Al Mazroui is the chairman of Emirates Liquified Gas Company, a private company, owned by Mubadala. As of 2015, he was chairman of the Borealis Supervisory Board.

He was chairman of NOVA Chemicals Corporation (a plastic and chemical company that is a subsidiary of Mubadala) for nearly five years, stepping down from this position in 2020. He is the vice-chairman at Nawah Energy Company.

Suhail was appointed as the chairman of the board of directors for Emirates General Petroleum (Emarat), a fuel retailer, in August 2020.

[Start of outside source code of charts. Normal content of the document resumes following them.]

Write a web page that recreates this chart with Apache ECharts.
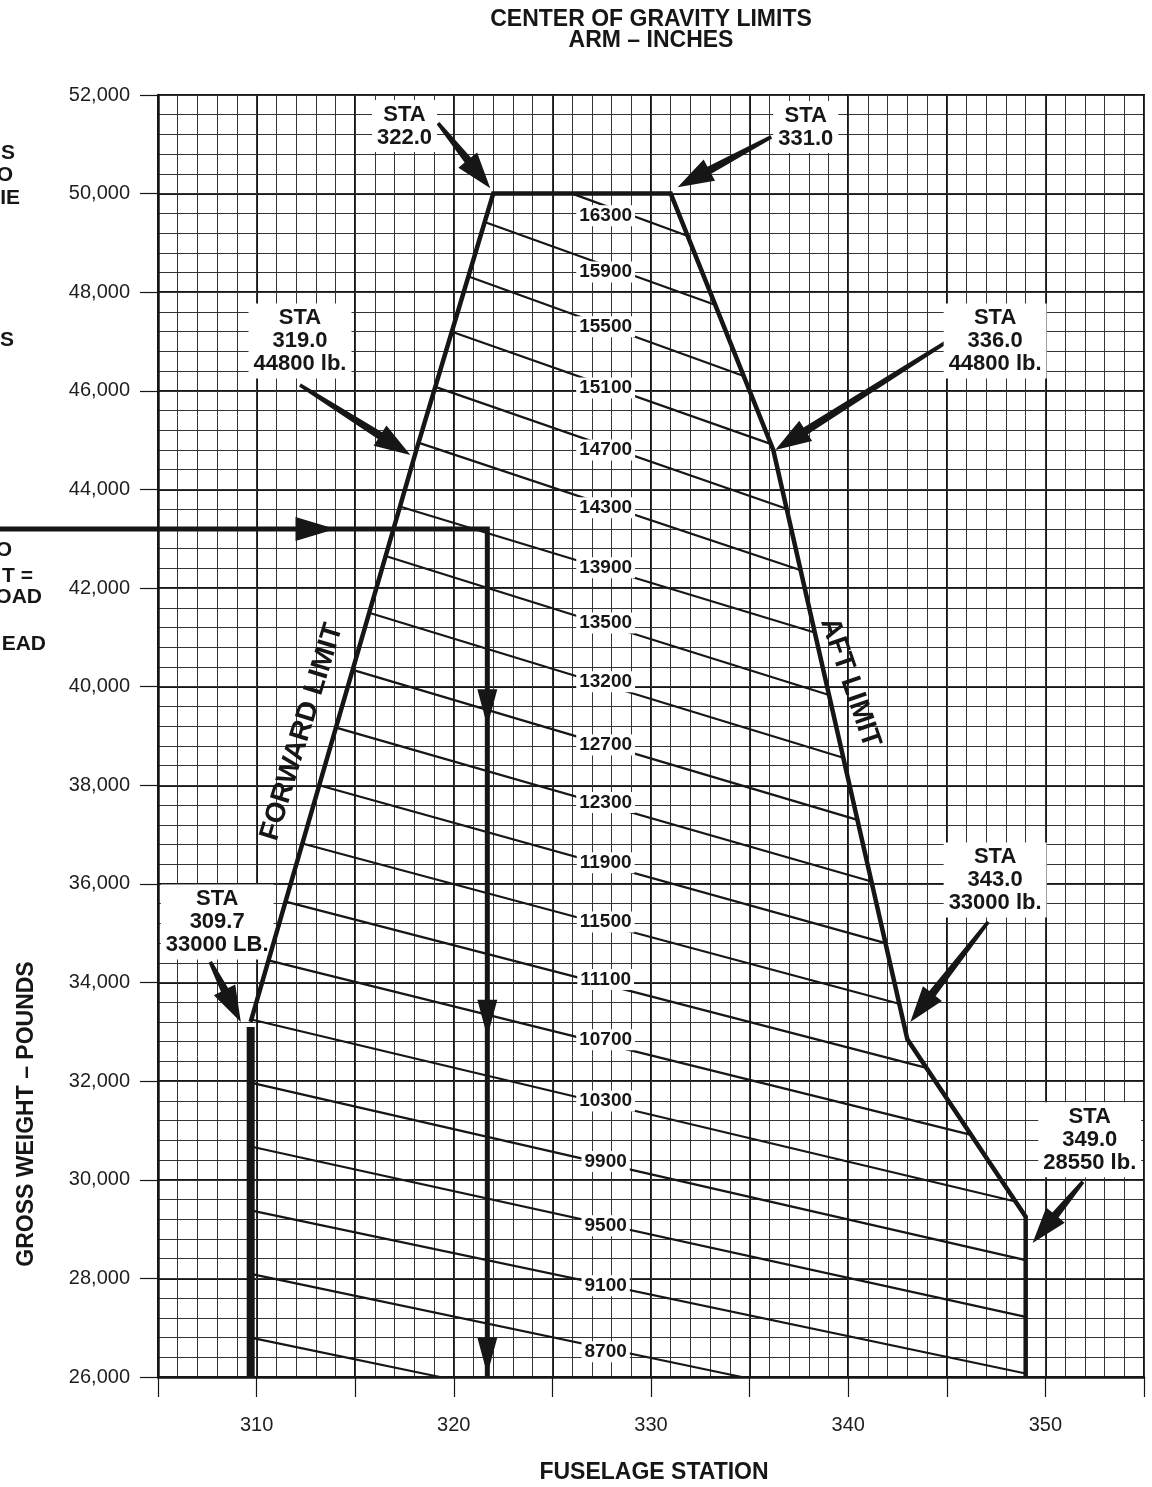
<!DOCTYPE html>
<html>
<head>
<meta charset="utf-8">
<title>Center of Gravity Limits</title>
<script src="https://cdn.jsdelivr.net/npm/echarts@6/dist/echarts.min.js"></script>
<style>
  html, body { margin: 0; padding: 0; background: #fff; }
  #chart { width: 1152px; height: 1487px; }
</style>
</head>
<body>
<div id="chart"></div>
<script>
// CG limits chart - fuselage station vs gross weight

const INK = '#161616'
const FONT = '"Liberation Sans", Arial, Helvetica, sans-serif'

// axis ranges
const armMin = 305, armMax = 355
const wtMin = 26000, wtMax = 52000

// CG envelope outline (station, lb)
const envArm = [309.7, 318.1, 322.0, 331.0, 336.2, 343.0, 349.0, 349.0]
const envWt = [33200, 44800, 50000, 50000, 44800, 32850, 29250, 26000]

// heavy forward limit bar
const barArm = [309.7, 309.7]
const barWt = [26000, 33100]

// loaded moment lines (start / end points)
const lineStartArm = [326.0, 321.6, 320.75, 319.9, 319.06, 318.2, 317.3, 316.54, 315.7, 314.87, 314.03, 313.17, 312.32, 311.47, 310.6, 309.74, 309.7, 309.7, 309.7, 309.7, 309.7]
const lineStartWt = [50000, 49420, 48320, 47200, 46080, 44950, 43650, 42650, 41500, 40340, 39170, 38000, 36820, 35640, 34450, 33250, 31970, 30675, 29380, 28090, 26800]
const lineEndArm = [331.8, 333.2, 334.7, 336.1, 336.8, 337.6, 338.3, 339.03, 339.75, 340.47, 341.18, 341.89, 342.58, 343.97, 346.23, 348.48, 349.0, 349.0, 349.0, 334.6, 319.3]
const lineEndWt = [49150, 47750, 46300, 44920, 43620, 42360, 41100, 39830, 38560, 37300, 36050, 34800, 33570, 32270, 30910, 29560, 28370, 27220, 26070, 26000, 26000]

// moment labels
const momentText = ['16300', '15900', '15500', '15100', '14700', '14300', '13900', '13500', '13200', '12700', '12300', '11900', '11500', '11100', '10700', '10300', '9900', '9500', '9100', '8700']
const momentLabelArm = 327.7
const momentLabelWt = [49550, 48410, 47300, 46060, 44800, 43630, 42410, 41290, 40100, 38820, 37650, 36430, 35230, 34060, 32840, 31600, 30370, 29070, 27850, 26510]

// station callouts
const calloutText = ['STA\n322.0', 'STA\n331.0', 'STA\n319.0\n44800 lb.', 'STA\n336.0\n44800 lb.', 'STA\n343.0\n33000 lb.', 'STA\n309.7\n33000 LB.', 'STA\n349.0\n28550 lb.']
const calloutArm = [317.5, 337.85, 312.2, 347.45, 347.45, 308.0, 352.25]
const calloutWt = [51370, 51350, 47010, 47010, 36080, 35230, 30810]

const arrowTailArm = [319.2, 336.1, 312.2, 345.3, 347.1, 307.65, 351.9]
const arrowTailWt = [51430, 51150, 46120, 47070, 35230, 34420, 29960]
const arrowTipArm = [321.85, 331.35, 317.8, 336.3, 343.15, 309.2, 349.35]
const arrowTipWt = [50110, 50130, 44700, 44800, 33200, 33200, 28720]

// worked example path
const pathArm = [296, 321.7, 321.7]
const pathWt = [43200, 43200, 26000]
const headArm = [314.0, 321.7, 321.7, 321.7]
const headWt = [43200, 39200, 32900, 26050]
const headDir = ['right', 'down', 'down', 'down']

const limitText = ['FORWARD LIMIT', 'AFT LIMIT']
const limitArm = [312.3, 340.1]
const limitWt = [39080, 40080]
const limitRotate = [73, -71]

function arrowPoints(p0, p1) {
  const dx = p1[0] - p0[0], dy = p1[1] - p0[1]
  const len = Math.hypot(dx, dy)
  const ux = dx / len, uy = dy / len, nx = -uy, ny = ux
  const head = 36, hw = 12, tw = 1.8, bw = 4
  const bx = p1[0] - ux * head, by = p1[1] - uy * head
  return [
    [p0[0] + nx * tw, p0[1] + ny * tw],
    [bx + nx * bw, by + ny * bw],
    [bx + nx * hw, by + ny * hw],
    [p1[0], p1[1]],
    [bx - nx * hw, by - ny * hw],
    [bx - nx * bw, by - ny * bw],
    [p0[0] - nx * tw, p0[1] - ny * tw]
  ]
}

function textSeries(name, z, rows, styleFn) {
  return {
    name,
    type: 'custom',
    z,
    clip: false,
    silent: true,
    data: rows,
    renderItem: (params, api) => {
      const p = api.coord([api.value(0), api.value(1)])
      return styleFn(params.dataIndex, p)
    }
  }
}

const myChart = echarts.init(document.getElementById('chart'), null, { renderer: 'canvas' })

const hdr = (text, x, y, size, rot) => ({
  type: 'text', x, y, rotation: rot || 0,
  style: { text, font: 'bold ' + size + 'px ' + FONT, fill: INK, textAlign: 'center', textVerticalAlign: 'middle' }
})
const frag = (text, x, y) => ({
  type: 'text', x, y,
  style: { text, font: 'bold 21px ' + FONT, fill: INK, textAlign: 'right', textVerticalAlign: 'middle' }
})

myChart.setOption({
  animation: false,
  backgroundColor: '#fff',
  grid: {
    left: 158,
    right: 8,
    top: 95,
    bottom: 110,
    containLabel: false,
    outerBoundsMode: 'none',
    show: true,
    borderColor: INK,
    borderWidth: 2
  },
  graphic: [
    hdr('CENTER OF GRAVITY LIMITS', 651, 20, 23),
    hdr('ARM – INCHES', 651, 41, 23),
    hdr('FUSELAGE STATION', 654, 1473, 23),
    hdr('GROSS WEIGHT – POUNDS', 27, 1114, 23, Math.PI / 2),
    // clipped notes on the left edge
    frag('S', 15, 153),
    frag('O', 13, 175),
    frag('IE', 20, 198),
    frag('S', 14, 340),
    frag('O', 12, 550),
    frag('T =', 33, 576),
    frag('OAD', 42, 597),
    frag('EAD', 46, 644)
  ],
  xAxis: [
    {
      type: 'value',
      min: armMin,
      max: armMax,
      interval: 5,
      position: 'bottom',
      axisLine: { show: true, onZero: false, lineStyle: { color: INK, width: 2.5 } },
      axisTick: { show: true, inside: false, length: 20, lineStyle: { color: INK, width: 1.2 } },
      axisLabel: {
        margin: 38,
        fontSize: 20,
        color: '#1e1e1e',
        fontFamily: FONT,
        formatter: v => (v % 10 === 0 ? String(v) : '')
      },
      splitLine: { show: true, lineStyle: { color: INK, width: 2 } }
    },
    {
      type: 'value',
      min: armMin,
      max: armMax,
      interval: 1,
      position: 'top',
      axisLine: { show: false },
      axisTick: { show: false },
      axisLabel: { show: false },
      splitLine: { show: true, lineStyle: { color: '#333', width: 1 } }
    }
  ],
  yAxis: [
    {
      type: 'value',
      min: wtMin,
      max: wtMax,
      interval: 2000,
      position: 'left',
      axisLine: { show: true, onZero: false, lineStyle: { color: INK, width: 2.5 } },
      axisTick: { show: true, inside: false, length: 18, lineStyle: { color: INK, width: 1.2 } },
      axisLabel: {
        margin: 28,
        fontSize: 20,
        color: '#1e1e1e',
        fontFamily: FONT,
        formatter: v => v.toLocaleString('en-US')
      },
      splitLine: { show: true, lineStyle: { color: INK, width: 2 } }
    },
    {
      type: 'value',
      min: wtMin,
      max: wtMax,
      interval: 400,
      position: 'right',
      axisLine: { show: false },
      axisTick: { show: false },
      axisLabel: { show: false },
      splitLine: { show: true, lineStyle: { color: '#333', width: 1 } }
    }
  ],
  series: [
    {
      name: 'moment lines',
      type: 'custom',
      z: 3,
      data: lineStartArm.map((a, i) => [a, lineStartWt[i], lineEndArm[i], lineEndWt[i]]),
      renderItem: (params, api) => {
        const p1 = api.coord([api.value(0), api.value(1)])
        const p2 = api.coord([api.value(2), api.value(3)])
        return {
          type: 'line',
          shape: { x1: p1[0], y1: p1[1], x2: p2[0], y2: p2[1] },
          style: { stroke: INK, lineWidth: 2.2 }
        }
      }
    },
    {
      name: 'envelope',
      type: 'line',
      z: 8,
      symbol: 'none',
      lineStyle: { color: INK, width: 4.5, join: 'miter' },
      data: envArm.map((a, i) => [a, envWt[i]])
    },
    {
      name: 'forward bar',
      type: 'line',
      z: 8,
      symbol: 'none',
      lineStyle: { color: INK, width: 8, cap: 'butt' },
      data: barArm.map((a, i) => [a, barWt[i]])
    },
    {
      name: 'example path',
      type: 'custom',
      z: 5,
      clip: false,
      data: [[pathArm[1], pathWt[1]]],
      renderItem: (params, api) => {
        const pts = pathArm.map((a, i) => api.coord([a, pathWt[i]]))
        const children = [{
          type: 'polyline',
          shape: { points: pts },
          style: { stroke: INK, lineWidth: 5, fill: null, lineJoin: 'miter' }
        }]
        headArm.forEach((a, i) => {
          const p = api.coord([a, headWt[i]])
          let tri
          if (headDir[i] === 'right') {
            tri = [[p[0], p[1]], [p[0] - 40, p[1] - 12], [p[0] - 40, p[1] + 12]]
          } else {
            tri = [[p[0], p[1]], [p[0] - 10, p[1] - 37], [p[0] + 10, p[1] - 37]]
          }
          children.push({ type: 'polygon', shape: { points: tri }, style: { fill: INK } })
        })
        return { type: 'group', children }
      }
    },
    {
      name: 'callout arrows',
      type: 'custom',
      z: 5,
      clip: false,
      data: arrowTailArm.map((a, i) => [a, arrowTailWt[i], arrowTipArm[i], arrowTipWt[i]]),
      renderItem: (params, api) => {
        const p0 = api.coord([api.value(0), api.value(1)])
        const p1 = api.coord([api.value(2), api.value(3)])
        return {
          type: 'polygon',
          shape: { points: arrowPoints(p0, p1) },
          style: { fill: INK }
        }
      }
    },
    textSeries('moment labels', 6, momentText.map((t, i) => [momentLabelArm, momentLabelWt[i]]), (i, p) => ({
      type: 'text',
      x: p[0],
      y: p[1],
      style: {
        text: momentText[i],
        fill: INK,
        font: 'bold 19px ' + FONT,
        align: 'center',
        verticalAlign: 'middle',
        backgroundColor: '#fff',
        padding: [1, 3]
      }
    })),
    textSeries('callouts', 7, calloutText.map((t, i) => [calloutArm[i], calloutWt[i]]), (i, p) => ({
      type: 'text',
      x: p[0],
      y: p[1],
      style: {
        text: calloutText[i],
        fill: INK,
        font: 'bold 22px ' + FONT,
        lineHeight: 23,
        align: 'center',
        verticalAlign: 'middle',
        backgroundColor: '#fff',
        padding: [3, 5]
      }
    })),
    textSeries('limit text', 7, limitText.map((t, i) => [limitArm[i], limitWt[i]]), (i, p) => ({
      type: 'text',
      x: p[0],
      y: p[1],
      rotation: limitRotate[i] * Math.PI / 180,
      style: {
        text: limitText[i],
        fill: INK,
        font: 'bold 28px ' + FONT,
        align: 'center',
        verticalAlign: 'middle'
      }
    }))
  ]
})
</script>
</body>
</html>
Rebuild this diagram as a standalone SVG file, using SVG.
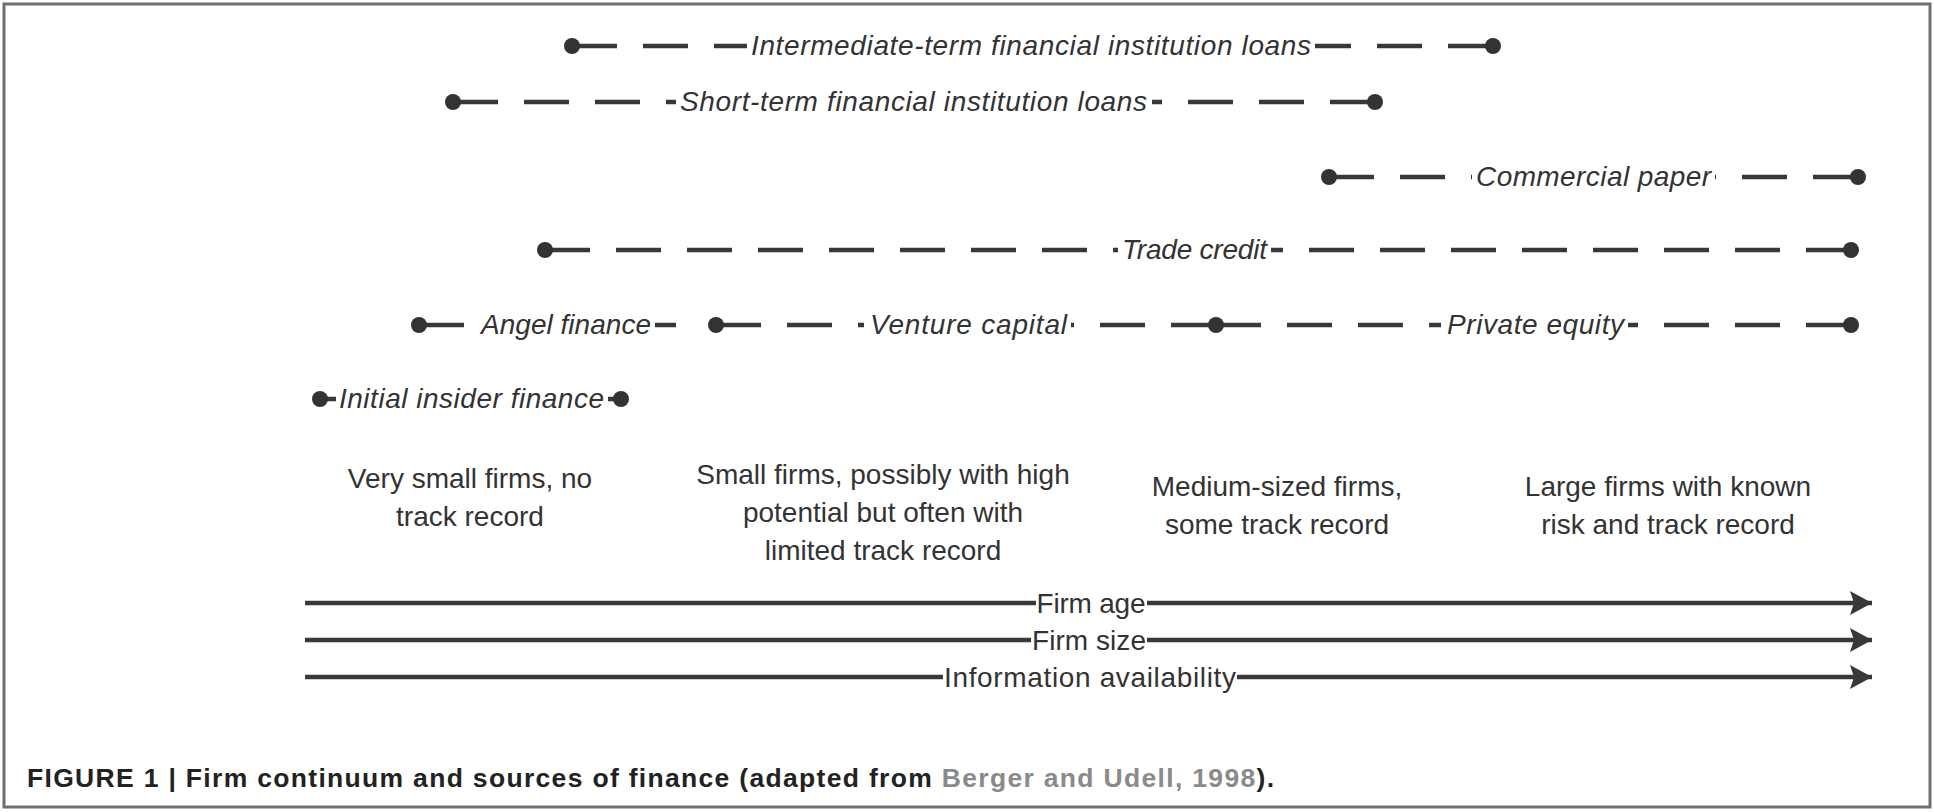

Suhail is the Chairman of the Etihad-Oman Joint Venture, a joint venture exploring a rail connection between UAE and Oman.

==Personal life==
Suhail Al Mazroui is married and lives in Abu Dhabi with his wife and five children. His uncle is Suhail Faris Ghanem Ateish Al Mazrouei, the chairman of Dubai Investments Directors, member of the Supreme Petroleum Council of Abu Dhabi, who is the father of the minister of community development, Shamma Al Mazrui.